The group later went to a karaoke bar, where Aquila pulled that student’s chair closer to him, placed his hand on her back and moved it down to her butt, before he rested his hand there and “repeatedly caressed” her lower back and butt, the decision says.

On the ride back to the hotel where the group was staying, Aquila again sat next to the student and “caressed her thigh for the duration of the drive.”

Saul Simmonds, the lawyer representing Aquila at the hearing, says the former moot coach consumed alcohol during the celebrations and does not remember the incidents but doesn’t deny that they happened and accepts responsibility, the decision says.

Lawyers for both Aquila and the law society agreed that Aquila needed to be disciplined since his actions amounted to sexual harassment and therefore professional misconduct, but they disagreed on what the discipline would look like.

Both agreed that Aquila should be fined $4,000, but sparred over whether he should be suspended, the panel says.

“The society takes the position that except in the rarest circumstances, the current law is that a member who commits sexual harassment must be suspended to provide appropriate deterrence, individual and general,” the panel wrote.

‘Shame and embarrassment’

Ayli Klein, who represented the law society during Aquila’s hearing, recommended Aquila receive a suspension of 30 days — the shortest suspension the society would ask for in a sexual harassment case, the panel says.

The panel interviewed another student who witnessed the incident between Aquila and the student, who said the student looked uncomfortable as Aquila caressed her.

Klein said Aquila breached the trust relationship he had with the student as her coach, violating her dignity and bodily integrity while distressing her and other students who saw what happened.

But Simmonds argued against a suspension, saying that a reprimand and a fine would serve as an appropriate deterrent for Aquila.
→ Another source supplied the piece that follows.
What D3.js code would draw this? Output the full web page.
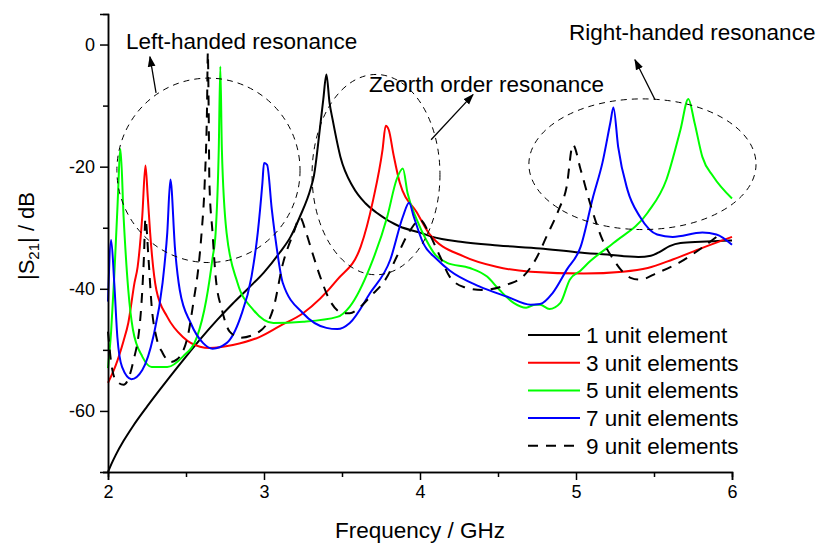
<!DOCTYPE html>
<html>
<head>
<meta charset="utf-8">
<script src="https://cdn.jsdelivr.net/npm/d3@7/dist/d3.min.js"></script>
<style>
  html, body { margin: 0; padding: 0; background: #fff; }
  svg { display: block; font-family: "Liberation Sans", Arial, sans-serif; }
</style>
</head>
<body>
<svg id="chart" width="820" height="543"></svg>
<script>
// |S21| transmission versus frequency for CRLH lines of different length
const freq1 = [2.00,2.02,2.05,2.10,2.16,2.25,2.33,2.40,2.50,2.60,2.70,2.80,2.90,3.00,3.10,3.17,3.23,3.30,3.32,3.36,3.38,3.40,3.42,3.44,3.49,3.57,3.65,3.72,3.87,4.00,4.08,4.26,4.50,4.77,5.00,5.20,5.40,5.48,5.54,5.60,5.67,5.80,6.00];
const s21_1 = [-70,-68.8,-67.2,-64.9,-62.5,-59.3,-56.6,-54.3,-51.1,-48.0,-45.1,-42.4,-39.9,-37.3,-34.1,-31.5,-28.2,-23.5,-21.5,-13.4,-9.0,-4.9,-9.5,-12.3,-18.4,-23.3,-26.0,-27.5,-29.8,-30.8,-31.5,-32.3,-32.9,-33.4,-34.0,-34.4,-34.8,-34.6,-33.9,-33.0,-32.5,-32.3,-32.1];

const freq3 = [2.00,2.05,2.10,2.13,2.17,2.19,2.22,2.24,2.255,2.27,2.31,2.38,2.48,2.59,2.65,2.80,2.97,3.10,3.25,3.47,3.62,3.70,3.76,3.78,3.80,3.83,3.87,3.98,4.06,4.28,4.49,4.71,5.05,5.30,5.46,5.62,5.81,6.00];
const s21_3 = [-55.4,-52.5,-48.5,-45.6,-39,-36.4,-28,-19.8,-25,-30.8,-40.2,-44.6,-47.9,-49.5,-49.7,-49.2,-47.9,-46.1,-44.0,-38.5,-33.1,-25.4,-17.2,-13.3,-14,-18,-22.6,-27.5,-31.0,-34.7,-36.4,-37.2,-37.5,-37.2,-36.6,-35.2,-33.3,-31.5];

const freq5 = [2.00,2.02,2.04,2.06,2.08,2.10,2.13,2.16,2.22,2.28,2.38,2.48,2.57,2.63,2.67,2.69,2.71,2.72,2.73,2.76,2.83,2.93,3.06,3.25,3.47,3.55,3.68,3.79,3.85,3.89,3.92,3.98,4.04,4.10,4.17,4.32,4.43,4.51,4.60,4.68,4.74,4.77,4.83,4.90,4.96,5.03,5.09,5.24,5.46,5.58,5.67,5.72,5.76,5.81,5.88,6.00];
const s21_5 = [-53,-47,-38,-27,-17.1,-28.2,-40.2,-46.7,-51.1,-52.8,-52.8,-51.1,-47.9,-41.8,-35,-30.8,-17.2,-3.6,-17.2,-30.8,-39.0,-43.4,-45.6,-45.4,-44.6,-42.9,-36.4,-28.2,-22.1,-20.3,-24.3,-28.7,-32.0,-34.5,-35.7,-36.6,-38.0,-40.2,-42.3,-43.1,-42.6,-42.6,-43.3,-42.3,-38.5,-37,-35.5,-32.5,-27.5,-22.1,-13.9,-8.9,-12.8,-18.4,-21.6,-25.2];

const freq7 = [2.00,2.02,2.04,2.06,2.09,2.15,2.22,2.29,2.35,2.38,2.40,2.43,2.46,2.53,2.61,2.67,2.76,2.85,2.92,2.96,2.99,3.00,3.02,3.05,3.08,3.12,3.25,3.40,3.47,3.55,3.68,3.81,3.89,3.93,3.96,4.02,4.11,4.19,4.38,4.56,4.71,4.77,4.85,4.94,5.03,5.11,5.17,5.22,5.24,5.27,5.33,5.41,5.52,5.62,5.81,5.90,6.00];
const s21_7 = [-42.1,-32.0,-39,-47.9,-52.8,-54.8,-53.3,-47.9,-39.0,-30.8,-22.1,-33.6,-40.2,-45.6,-48.9,-49.8,-48.9,-44.6,-38.0,-30.8,-22.6,-19.4,-19.7,-27,-33,-39,-44,-46.4,-46.6,-45.6,-40.7,-35.2,-28.2,-25.9,-28.2,-32.5,-35.2,-37,-39.6,-41.3,-42.6,-42.5,-40.7,-36.9,-33.1,-24.9,-19.3,-12.8,-10.3,-16.7,-23.8,-28.2,-31.1,-31.5,-30.8,-31.1,-32.8];

const freq9 = [2.00,2.02,2.05,2.10,2.16,2.21,2.23,2.24,2.26,2.28,2.31,2.35,2.40,2.44,2.51,2.55,2.58,2.60,2.62,2.635,2.64,2.645,2.65,2.67,2.69,2.73,2.78,2.85,2.97,3.06,3.12,3.19,3.23,3.27,3.31,3.36,3.42,3.51,3.55,3.62,3.68,3.79,3.85,3.94,4.00,4.06,4.13,4.19,4.28,4.40,4.56,4.66,4.75,4.81,4.89,4.94,4.98,5.03,5.09,5.17,5.24,5.35,5.41,5.52,5.67,5.79,5.94];
const s21_9 = [-47,-52,-55,-55.7,-52.1,-44,-35,-28.5,-35.2,-42.9,-47.9,-50.5,-52,-51.6,-47.9,-41.8,-36.4,-30.8,-22.6,-10,-1.3,-10,-22.6,-30.8,-38,-43.4,-47,-48,-47,-43.2,-36,-30.8,-28.3,-30.8,-34.1,-38,-41.8,-44,-44,-42.9,-41.3,-38,-34.8,-30.3,-28.7,-31,-34.8,-38,-39.7,-40.2,-39.3,-38,-34.8,-31.5,-27,-23.3,-16.4,-20.5,-26,-32,-35.2,-38.2,-38.5,-37.4,-35.6,-33.6,-30.7];

const seriesNames = ["1 unit element","3 unit elements","5 unit elements","7 unit elements","9 unit elements"];
const seriesColors = ["#000000","#ff0000","#00ff00","#0000ff","#000000"];
const seriesDash = [null,null,null,null,"10,8"];
const seriesFreq = [freq1,freq3,freq5,freq7,freq9];
const seriesS21 = [s21_1,s21_3,s21_5,s21_7,s21_9];

const xTicks = [2,3,4,5,6];
const xMinorTicks = [2.5,3.5,4.5,5.5];
const yTicks = [0,-20,-40,-60];
const yMinorTicks = [-10,-30,-50,-70];

// Annotation ellipses (centre frequency, centre dB, half-width GHz, half-height dB)
const regionEllipses = [
  [2.644,-20.6,0.587,15.1],
  [3.718,-21.3,0.410,16.4],
  [5.426,-19.6,0.728,10.7]
];
const regionLabels = ["Left-handed resonance","Zeorth order resonance","Right-handed resonance"];
const regionLabelPos = [[2.115,-0.8],[3.673,-7.7],[4.955,0.8]];
// arrows: [from f, from dB, to f, to dB]
const regionArrows = [
  [2.308,-7.9,2.269,-2.0],
  [4.071,-15.6,4.340,-8.2],
  [5.506,-9.0,5.378,-2.5]
];

const svg = d3.select("#chart");
const x = d3.scaleLinear().domain([2,6]).range([108,732]);
const y = d3.scaleLinear().domain([-70,5]).range([472,14]);

// Curves
const line = d3.line().x(d => x(d[0])).y(d => y(d[1])).curve(d3.curveMonotoneX);
seriesFreq.forEach((fs, i) => {
  const pts = fs.map((f, k) => [f, seriesS21[i][k]]);
  svg.append("path")
    .attr("d", line(pts))
    .attr("fill", "none")
    .attr("stroke", seriesColors[i])
    .attr("stroke-width", 2)
    .attr("stroke-linejoin", "round")
    .attr("stroke-dasharray", seriesDash[i]);
});

// Axes
const fontTick = 18;
const xAxis = d3.axisBottom(x).tickValues(xTicks).tickSize(8).tickPadding(5).tickFormat(d3.format("d"));
const xMinor = d3.axisBottom(x).tickValues(xMinorTicks).tickSize(5).tickFormat("");
const yAxis = d3.axisLeft(y).tickValues(yTicks).tickSize(8).tickPadding(5).tickFormat(d => d === 0 ? "0" : d3.format("d")(d).replace("−","-"));
const yMinor = d3.axisLeft(y).tickValues(yMinorTicks).tickSize(5).tickFormat("");

function styleAxis(g) {
  g.select(".domain").attr("stroke", "#000").attr("stroke-width", 1.5);
  g.selectAll(".tick line").attr("stroke", "#000").attr("stroke-width", 1.5);
  g.selectAll(".tick text").attr("fill", "#000").attr("font-size", fontTick)
    .attr("font-family", "'Liberation Sans', Arial, sans-serif");
}
svg.append("g").attr("transform", "translate(0,472)").call(xMinor).call(styleAxis);
svg.append("g").attr("transform", "translate(0,472)").call(xAxis).call(styleAxis);
svg.append("g").attr("transform", "translate(108,0)").call(yMinor).call(styleAxis);
svg.append("g").attr("transform", "translate(108,0)").call(yAxis).call(styleAxis);

// Axis titles
svg.append("text")
  .attr("x", 420).attr("y", 538)
  .attr("text-anchor", "middle").attr("font-size", 22.5)
  .text("Frequency / GHz");

const yTitle = svg.append("text")
  .attr("transform", "translate(34,236) rotate(-90)")
  .attr("text-anchor", "middle").attr("font-size", 22);
yTitle.append("tspan").text("|S");
yTitle.append("tspan").attr("font-size", 15).attr("dy", 5).text("21");
yTitle.append("tspan").attr("dy", -5).text("| / dB");

// Region ellipses
regionEllipses.forEach(e => {
  svg.append("ellipse")
    .attr("cx", x(e[0])).attr("cy", y(e[1]))
    .attr("rx", x(e[0] + e[2]) - x(e[0]))
    .attr("ry", y(e[1] - e[3]) - y(e[1]))
    .attr("fill", "none").attr("stroke", "#000")
    .attr("stroke-width", 1).attr("stroke-dasharray", "6,5");
});

// Region labels
regionLabels.forEach((t, i) => {
  svg.append("text")
    .attr("x", x(regionLabelPos[i][0])).attr("y", y(regionLabelPos[i][1]))
    .attr("font-size", 22.5).attr("fill", "#000").text(t);
});

// Arrows
svg.append("defs").append("marker")
  .attr("id", "arrowhead").attr("viewBox", "0 0 10 10")
  .attr("refX", 9).attr("refY", 5)
  .attr("markerWidth", 11).attr("markerHeight", 11)
  .attr("markerUnits", "userSpaceOnUse")
  .attr("orient", "auto")
  .append("path").attr("d", "M0,1.5 L10,5 L0,8.5 Z").attr("fill", "#000");

regionArrows.forEach(a => {
  svg.append("line")
    .attr("x1", x(a[0])).attr("y1", y(a[1]))
    .attr("x2", x(a[2])).attr("y2", y(a[3]))
    .attr("stroke", "#000").attr("stroke-width", 1.3)
    .attr("marker-end", "url(#arrowhead)");
});

// Legend
const legend = svg.append("g");
seriesNames.forEach((name, i) => {
  const ly = 335 + i * 27.7;
  legend.append("line")
    .attr("x1", 528).attr("x2", 580).attr("y1", ly).attr("y2", ly)
    .attr("stroke", seriesColors[i]).attr("stroke-width", 2)
    .attr("stroke-dasharray", seriesDash[i]);
  legend.append("text")
    .attr("x", 586).attr("y", ly + 8)
    .attr("font-size", 22.5).attr("fill", "#000").text(name);
});
</script>
</body>
</html>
He also asked the panel to take into consideration the “shame and embarrassment” Aquila experienced while reporting the incident to his firm, fiancée and family.

Simmonds also said Aquila will not be able to serve on any law school programs in the future.

He submitted several documents on behalf of Aquila, including written apologies to the student and the law school, as well as confirmation that Aquila finished a number of trainings on topics like on sexual harassment, professionalism, as well as drug and alcohol awareness.

Simmonds also submitted reference letters from the managing partner and executive committee chair of Aquila’s firm, as well as one of his coworkers, his fiancée and his sister. They all described Aquila positively, saying the behaviour was out of character for him and they were confident that his risk to reoffend is very low, which the disciplinary panel accepted.

Panel praises student

However, the panel said while a reprimand is seen as more than just a “slap on the wrist” in the legal profession, the public may not also recognize it as such and could see a fine without a suspension as a lawyer “buying their way out of trouble.”

The panel acknowledged that it “must have been very difficult” for Aquila to inform his family, fiancée and firm about what happened, noting that he has taken the remedial steps expected of a law society member who commits such behaviour.

Aquila has been a “model of remedial actions” after a professional misconduct complaint, the panel said, noting that he only did so after learning of the student’s complaint against him.

The disciplinary panel also praised the student for coming forward and filing a complaint against Aquila, saying she had “nothing to gain personally and everything to lose in doing so.”

The panel said the incident provides an important lesson for law students and staff when it comes to alcohol consumption at school events.